= Written exercise =
Among the entries below, find the line with "Recreate this image", then quote it and each following line up to and including the line with "change_ticks = [-40, 0, 40]", and nothing else.

──────── Entries provided ────────

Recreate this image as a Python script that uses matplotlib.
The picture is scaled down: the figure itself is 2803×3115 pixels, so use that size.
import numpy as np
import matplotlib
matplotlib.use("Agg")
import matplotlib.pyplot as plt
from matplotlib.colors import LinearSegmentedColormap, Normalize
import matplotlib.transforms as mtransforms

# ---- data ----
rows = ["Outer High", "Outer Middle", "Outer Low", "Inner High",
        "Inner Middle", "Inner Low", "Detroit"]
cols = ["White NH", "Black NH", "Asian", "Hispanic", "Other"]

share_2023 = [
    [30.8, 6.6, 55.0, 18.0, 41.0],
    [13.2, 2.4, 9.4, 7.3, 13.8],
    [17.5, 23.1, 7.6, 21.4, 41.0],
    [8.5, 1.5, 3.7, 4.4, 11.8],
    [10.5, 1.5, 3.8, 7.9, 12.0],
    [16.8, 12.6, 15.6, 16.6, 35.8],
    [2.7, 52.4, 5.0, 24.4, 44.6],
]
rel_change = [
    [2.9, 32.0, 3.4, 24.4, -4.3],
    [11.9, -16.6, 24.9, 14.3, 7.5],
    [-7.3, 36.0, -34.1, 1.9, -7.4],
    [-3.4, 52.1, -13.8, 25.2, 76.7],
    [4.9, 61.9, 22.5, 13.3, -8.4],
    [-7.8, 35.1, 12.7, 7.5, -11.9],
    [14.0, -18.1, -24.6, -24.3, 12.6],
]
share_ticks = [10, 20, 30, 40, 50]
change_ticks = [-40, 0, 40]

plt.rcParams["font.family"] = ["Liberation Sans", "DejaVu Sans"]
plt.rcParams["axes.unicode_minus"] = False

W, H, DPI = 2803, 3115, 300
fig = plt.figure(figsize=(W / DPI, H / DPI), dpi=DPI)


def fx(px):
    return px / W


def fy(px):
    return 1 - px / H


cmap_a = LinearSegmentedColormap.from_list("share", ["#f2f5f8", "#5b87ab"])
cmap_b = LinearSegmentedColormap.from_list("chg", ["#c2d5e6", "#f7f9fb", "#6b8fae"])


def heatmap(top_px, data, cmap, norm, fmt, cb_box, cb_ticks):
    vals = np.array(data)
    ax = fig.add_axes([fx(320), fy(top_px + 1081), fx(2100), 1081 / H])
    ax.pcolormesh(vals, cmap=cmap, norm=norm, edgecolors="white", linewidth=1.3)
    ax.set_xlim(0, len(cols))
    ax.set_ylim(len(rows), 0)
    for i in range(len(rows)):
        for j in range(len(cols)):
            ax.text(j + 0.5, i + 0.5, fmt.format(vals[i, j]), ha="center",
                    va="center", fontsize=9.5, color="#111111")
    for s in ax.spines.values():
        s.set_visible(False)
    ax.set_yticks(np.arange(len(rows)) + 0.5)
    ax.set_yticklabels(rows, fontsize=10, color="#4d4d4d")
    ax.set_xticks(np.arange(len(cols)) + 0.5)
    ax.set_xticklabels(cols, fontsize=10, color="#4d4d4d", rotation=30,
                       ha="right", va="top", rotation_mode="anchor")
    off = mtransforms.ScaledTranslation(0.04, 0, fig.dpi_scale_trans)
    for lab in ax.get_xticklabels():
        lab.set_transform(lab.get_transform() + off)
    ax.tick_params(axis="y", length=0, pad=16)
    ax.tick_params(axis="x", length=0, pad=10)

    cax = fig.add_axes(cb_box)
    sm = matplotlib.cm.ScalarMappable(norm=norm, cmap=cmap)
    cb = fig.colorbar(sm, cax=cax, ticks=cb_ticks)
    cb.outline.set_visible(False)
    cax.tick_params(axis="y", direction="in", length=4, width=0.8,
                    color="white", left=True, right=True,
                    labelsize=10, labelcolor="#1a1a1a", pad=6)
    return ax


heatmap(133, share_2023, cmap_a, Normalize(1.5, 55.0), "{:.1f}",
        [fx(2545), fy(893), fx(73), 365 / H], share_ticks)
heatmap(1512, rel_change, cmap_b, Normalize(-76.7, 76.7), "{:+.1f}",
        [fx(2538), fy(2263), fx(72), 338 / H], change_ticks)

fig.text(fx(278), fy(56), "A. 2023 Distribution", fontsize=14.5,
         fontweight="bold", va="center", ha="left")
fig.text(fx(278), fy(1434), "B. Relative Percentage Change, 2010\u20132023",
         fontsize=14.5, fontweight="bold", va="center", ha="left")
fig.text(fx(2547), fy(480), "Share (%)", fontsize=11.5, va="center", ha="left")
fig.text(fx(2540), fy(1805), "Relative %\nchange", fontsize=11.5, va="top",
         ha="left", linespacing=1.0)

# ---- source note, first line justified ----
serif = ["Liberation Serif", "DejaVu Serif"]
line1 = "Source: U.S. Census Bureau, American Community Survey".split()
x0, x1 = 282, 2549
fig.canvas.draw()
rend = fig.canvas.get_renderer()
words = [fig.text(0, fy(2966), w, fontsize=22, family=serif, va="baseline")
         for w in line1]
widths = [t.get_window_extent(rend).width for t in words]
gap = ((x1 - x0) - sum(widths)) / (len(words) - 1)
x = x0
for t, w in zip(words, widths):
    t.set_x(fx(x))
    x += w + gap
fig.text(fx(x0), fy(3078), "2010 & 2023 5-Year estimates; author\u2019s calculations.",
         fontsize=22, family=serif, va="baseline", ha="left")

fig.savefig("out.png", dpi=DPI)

────────
──────── Entries provided ────────

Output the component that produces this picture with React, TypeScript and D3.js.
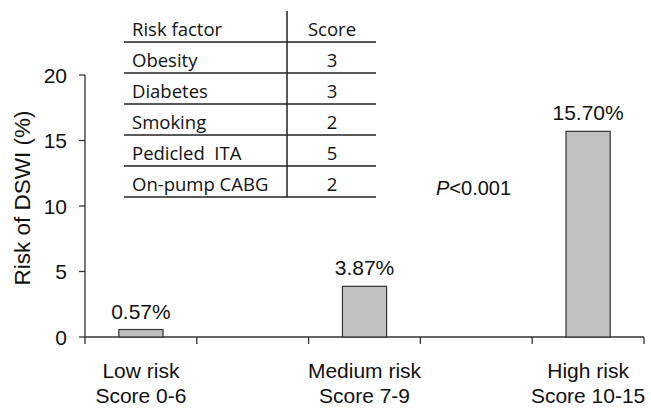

────────
──────── Entries provided ────────

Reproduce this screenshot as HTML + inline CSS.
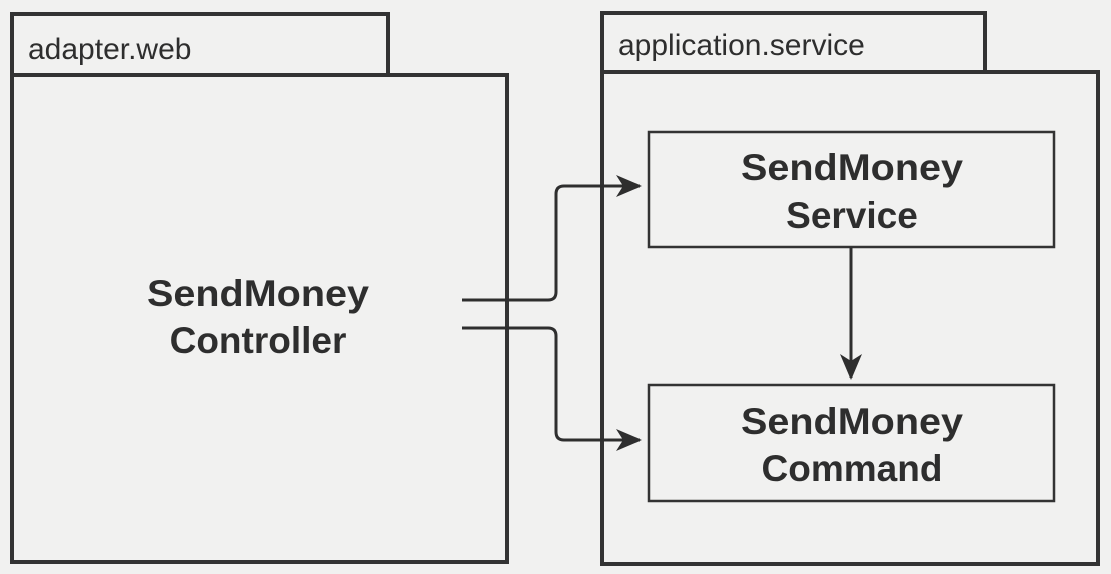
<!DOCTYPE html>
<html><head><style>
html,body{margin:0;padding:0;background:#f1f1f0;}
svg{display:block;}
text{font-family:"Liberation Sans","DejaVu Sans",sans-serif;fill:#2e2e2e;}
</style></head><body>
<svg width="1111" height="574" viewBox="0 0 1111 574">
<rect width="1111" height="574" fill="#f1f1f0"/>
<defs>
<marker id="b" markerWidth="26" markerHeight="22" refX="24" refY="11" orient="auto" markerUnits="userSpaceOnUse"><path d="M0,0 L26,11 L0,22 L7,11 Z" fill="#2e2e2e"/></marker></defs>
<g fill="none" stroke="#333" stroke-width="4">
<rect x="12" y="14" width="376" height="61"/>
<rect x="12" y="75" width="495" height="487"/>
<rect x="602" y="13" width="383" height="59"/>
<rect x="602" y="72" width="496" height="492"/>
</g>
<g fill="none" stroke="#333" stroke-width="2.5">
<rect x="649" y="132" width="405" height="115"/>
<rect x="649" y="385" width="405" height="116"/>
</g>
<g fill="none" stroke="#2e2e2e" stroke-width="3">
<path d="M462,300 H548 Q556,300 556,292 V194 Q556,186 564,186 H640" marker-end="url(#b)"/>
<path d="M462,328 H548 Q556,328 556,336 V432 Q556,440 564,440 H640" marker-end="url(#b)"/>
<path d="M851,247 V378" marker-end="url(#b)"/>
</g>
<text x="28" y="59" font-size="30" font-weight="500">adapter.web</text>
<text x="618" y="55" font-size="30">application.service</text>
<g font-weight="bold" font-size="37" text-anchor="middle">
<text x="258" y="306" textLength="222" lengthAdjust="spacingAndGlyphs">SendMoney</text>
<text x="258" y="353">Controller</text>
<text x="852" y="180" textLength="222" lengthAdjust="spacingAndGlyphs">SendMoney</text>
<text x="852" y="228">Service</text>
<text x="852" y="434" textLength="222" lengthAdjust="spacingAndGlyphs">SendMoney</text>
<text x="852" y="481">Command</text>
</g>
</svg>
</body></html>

────────

= Final result =
Recreate this image as a Python script that uses matplotlib.
The picture is scaled down: the figure itself is 2803×3115 pixels, so use that size.
import numpy as np
import matplotlib
matplotlib.use("Agg")
import matplotlib.pyplot as plt
from matplotlib.colors import LinearSegmentedColormap, Normalize
import matplotlib.transforms as mtransforms

# ---- data ----
rows = ["Outer High", "Outer Middle", "Outer Low", "Inner High",
        "Inner Middle", "Inner Low", "Detroit"]
cols = ["White NH", "Black NH", "Asian", "Hispanic", "Other"]

share_2023 = [
    [30.8, 6.6, 55.0, 18.0, 41.0],
    [13.2, 2.4, 9.4, 7.3, 13.8],
    [17.5, 23.1, 7.6, 21.4, 41.0],
    [8.5, 1.5, 3.7, 4.4, 11.8],
    [10.5, 1.5, 3.8, 7.9, 12.0],
    [16.8, 12.6, 15.6, 16.6, 35.8],
    [2.7, 52.4, 5.0, 24.4, 44.6],
]
rel_change = [
    [2.9, 32.0, 3.4, 24.4, -4.3],
    [11.9, -16.6, 24.9, 14.3, 7.5],
    [-7.3, 36.0, -34.1, 1.9, -7.4],
    [-3.4, 52.1, -13.8, 25.2, 76.7],
    [4.9, 61.9, 22.5, 13.3, -8.4],
    [-7.8, 35.1, 12.7, 7.5, -11.9],
    [14.0, -18.1, -24.6, -24.3, 12.6],
]
share_ticks = [10, 20, 30, 40, 50]
change_ticks = [-40, 0, 40]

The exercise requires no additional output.